Neither a representative of the property’s current owner, State Central Bank of Iowa, nor the contract purchaser, Zuckerman Brothers, responded to requests for comment. Neighbors say the developer could build two houses if it wins permission to raze the 1925 structure, which sits on two lots. The 2015 assessment is $4.4 million, and the assessor, again, lists interior condition and overall condition as “very good.”
But a Realtor who has been inside the house described it as “a rabbit warren of rooms and additions” in “deplorable condition,” with asbestos and water damage.
“It doesn’t meet the needs of a modern family. It’s a gut job,” he said. “If it’s landmarked, the sale could go down the drain.” Of the bank owner, he said, “they have the right to sell the house at the best price, or [build to] the limits of zoning.”
And at 4304 Forest Lane, a whimsical “Storybook Tudor” sits at the edge of Wesley Heights Park, looking a bit like it came out of a Disney fairy tale. The architectural style first appeared in the 1920s, and was especially popular in California but rare in Washington, according to architectural historian Sally Berk. A visitor almost expects to see a dwarf or gnome peek out of the diamond-paned windows of the house, which was built in 1931 and purchased by Michael Sicoli this year. The raze application Sicoli submitted May 12 alarmed neighbors.

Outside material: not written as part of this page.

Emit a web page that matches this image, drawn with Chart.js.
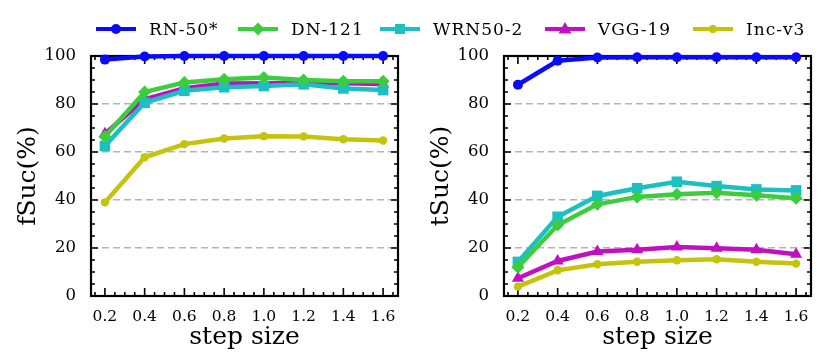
<!DOCTYPE html>
<html>
<head>
<meta charset="utf-8">
<script src="https://cdn.jsdelivr.net/npm/chart.js@4.4.1/dist/chart.umd.min.js"></script>
<style>
 body { margin: 0; background: #fff; }
 #wrap { position: relative; width: 830px; height: 364px; overflow: hidden; font-family: 'DejaVu Serif', serif; }
 .pane { position: absolute; top: 0; width: 415px; height: 364px; }
 .lg { position: absolute; top: 19px; display: flex; align-items: center; font-size: 17px; letter-spacing: 1px; color: #000; }
 .lg svg { margin-right: 13px; }
</style>
</head>
<body>
<div id="wrap">
 <div class="pane" style="left:1px"><canvas id="left" width="415" height="364"></canvas></div>
 <div class="pane" style="left:414px"><canvas id="right" width="415" height="364"></canvas></div>
 <div id="legend"></div>
</div>
<script>
/* ── DATA ────────────────────────────────────────────────── */
const steps = [0.2, 0.4, 0.6, 0.8, 1.0, 1.2, 1.4, 1.6];
const yTicks = [0, 20, 40, 60, 80, 100];
const models = ['RN-50*', 'DN-121', 'WRN50-2', 'VGG-19', 'Inc-v3'];

// fSuc (%)
const rn50F  = [98.5, 99.8, 100, 100, 100, 100, 100, 100];
const dn121F = [66.5, 85, 89, 90.3, 91, 90, 89.5, 89.5];
const wrnF   = [62.5, 80.5, 85.5, 87, 87.5, 88.2, 86.5, 85.8];
const vggF   = [67.6, 82, 86.6, 88.5, 88.6, 88.6, 88.6, 88.3];
const incF   = [39, 57.8, 63.3, 65.6, 66.6, 66.5, 65.3, 64.8];

// tSuc (%)
const rn50T  = [88, 98, 99.4, 99.5, 99.5, 99.5, 99.5, 99.5];
const dn121T = [12, 29.6, 38.2, 41.3, 42.4, 43, 42, 40.7];
const wrnT   = [14.2, 33, 41.7, 44.9, 47.6, 45.8, 44.4, 44];
const vggT   = [7.4, 14.6, 18.5, 19.3, 20.4, 19.9, 19.3, 17.4];
const incT   = [3.9, 10.7, 13.2, 14.3, 14.9, 15.3, 14.3, 13.5];

/* ── STYLE ───────────────────────────────────────────────── */
const styles = [
 { color: '#0a0aff', point: 'circle',    r: 5 },
 { color: '#3ccd3c', point: 'rectRot',   r: 6.5 },
 { color: '#1cc0c0', point: 'rect',      r: 7.5 },
 { color: '#c010c0', point: 'triangle',  r: 7 },
 { color: '#c4c40c', point: 'circle',    r: 4.2 }
];
const SERIF = "'DejaVu Serif', serif";

function makeSets(series) {
 return series.map((vals, i) => ({
  label: models[i],
  data: vals.map((v, j) => ({ x: steps[j], y: v })),
  borderColor: styles[i].color,
  backgroundColor: styles[i].color,
  borderWidth: 4.5,
  pointStyle: styles[i].point,
  pointRadius: styles[i].r,
  pointBorderWidth: 0,
  pointHoverRadius: styles[i].r,
  tension: 0,
  clip: false
 }));
}

/* ── FRAME + INWARD TICKS ────────────────────────────────── */
const frame = {
 id: 'frame',
 beforeDatasetsDraw(chart) {
  const { ctx, chartArea: a, scales: { x, y } } = chart;
  ctx.save();
  ctx.strokeStyle = '#000';
  ctx.lineWidth = 1.6;
  ctx.beginPath();
  for (let v = 0; v <= 100; v += 5) {
   const py = y.getPixelForValue(v), len = v % 20 === 0 ? 7 : 4;
   ctx.moveTo(a.left, py); ctx.lineTo(a.left + len, py);
   ctx.moveTo(a.right, py); ctx.lineTo(a.right - len, py);
  }
  for (let k = 3; k <= 33; k++) {
   const px = x.getPixelForValue(k * 0.05), len = k % 4 === 0 ? 8 : 4;
   ctx.moveTo(px, a.bottom); ctx.lineTo(px, a.bottom - len);
   ctx.moveTo(px, a.top); ctx.lineTo(px, a.top + len);
  }
  ctx.stroke();
  ctx.lineWidth = 2.2;
  ctx.strokeRect(a.left, a.top, a.right - a.left, a.bottom - a.top);
  ctx.restore();
 }
};

function makeChart(id, series, yTitle) {
 return new Chart(document.getElementById(id), {
  type: 'line',
  data: { datasets: makeSets(series) },
  options: {
   responsive: false,
   animation: false,
   events: [],
   layout: { padding: { top: 56, right: 18, left: 0, bottom: 0 } },
   plugins: { legend: { display: false }, tooltip: { enabled: false } },
   scales: {
    x: {
     type: 'linear', min: 0.13, max: 1.675,
     afterBuildTicks: s => { s.ticks = steps.map(v => ({ value: v })); },
     afterFit: s => { s.height = 68; },
     grid: { display: false, drawTicks: false },
     border: { display: false },
     ticks: { autoSkip: false, maxRotation: 0, padding: 12, color: '#000',
      font: { family: SERIF, size: 15.5 }, callback: v => Number(v).toFixed(1) },
     title: { display: true, text: 'step size', color: '#000',
      font: { family: SERIF, size: 25 }, padding: { top: 0, bottom: 12 } }
    },
    y: {
     min: 0, max: 100,
     afterBuildTicks: s => { s.ticks = yTicks.map(v => ({ value: v })); },
     afterFit: s => { s.width = 90; },
     grid: {
      drawTicks: false, lineWidth: 1.5,
      color: c => (c.tick && c.tick.value > 0 && c.tick.value < 100) ? '#b4b4b4' : 'rgba(0,0,0,0)'
     },
     border: { display: false, dash: [7, 4] },
     ticks: { padding: 15, color: '#000', font: { family: SERIF, size: 16.5 } },
     title: { display: true, text: yTitle, color: '#000',
      font: { family: SERIF, size: 25 }, padding: { top: 12, bottom: 0 } }
    }
   }
  },
  plugins: [frame]
 });
}

makeChart('left', [rn50F, dn121F, wrnF, vggF, incF], 'fSuc(%)');
makeChart('right', [rn50T, dn121T, wrnT, vggT, incT], 'tSuc(%)');

/* ── LEGEND ──────────────────────────────────────────────── */
const legendX = [96, 238, 380, 545, 693];
function marker(st) {
 const c = st.color;
 if (st.point === 'circle') return `<circle cx="20" cy="8" r="${st.r}" fill="${c}"/>`;
 if (st.point === 'rectRot') return `<polygon points="20,1.5 26.5,8 20,14.5 13.5,8" fill="${c}"/>`;
 if (st.point === 'rect') return `<rect x="15" y="3" width="10" height="10" fill="${c}"/>`;
 return `<polygon points="20,1 26.5,12.5 13.5,12.5" fill="${c}"/>`;
}
document.getElementById('legend').innerHTML = models.map((m, i) => `
 <div class="lg" style="left:${legendX[i]}px">
  <svg width="40" height="16"><line x1="0" y1="8" x2="40" y2="8" stroke="${styles[i].color}" stroke-width="4"/>${marker(styles[i])}</svg>
  <span>${m}</span>
 </div>`).join('');
</script>
</body>
</html>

DonVito said a meeting of neighbors last week drew 45 people, all opposed to demolition: He said the house has been “lovingly restored and is in almost perfect condition.”
Sicoli, the new owner, wrote in an email that his family wants to move from Arlington to the District, nearer to his children’s schools. “We have been looking at properties in NW DC for years and are excited to have found such a great location on Forest Lane,” he wrote. “Initially we were hoping to do a renovation but it became clear that the current condition of the house would not allow for a cost-effective renovation.
Under the District’s preservation law, the city must give 30 days’ notice of raze applications. If a landmark nomination is filed before that time runs out, the raze permit can be held up for a total of 90 days to give the preservation board time to vote.
If landmark protection is granted, a property owner could appeal to the Mayor’s Agent for Historic Preservation to still allow demolition, but only if he or she can show “unreasonable economic hardship” or that demolition is “necessary in the public interest.”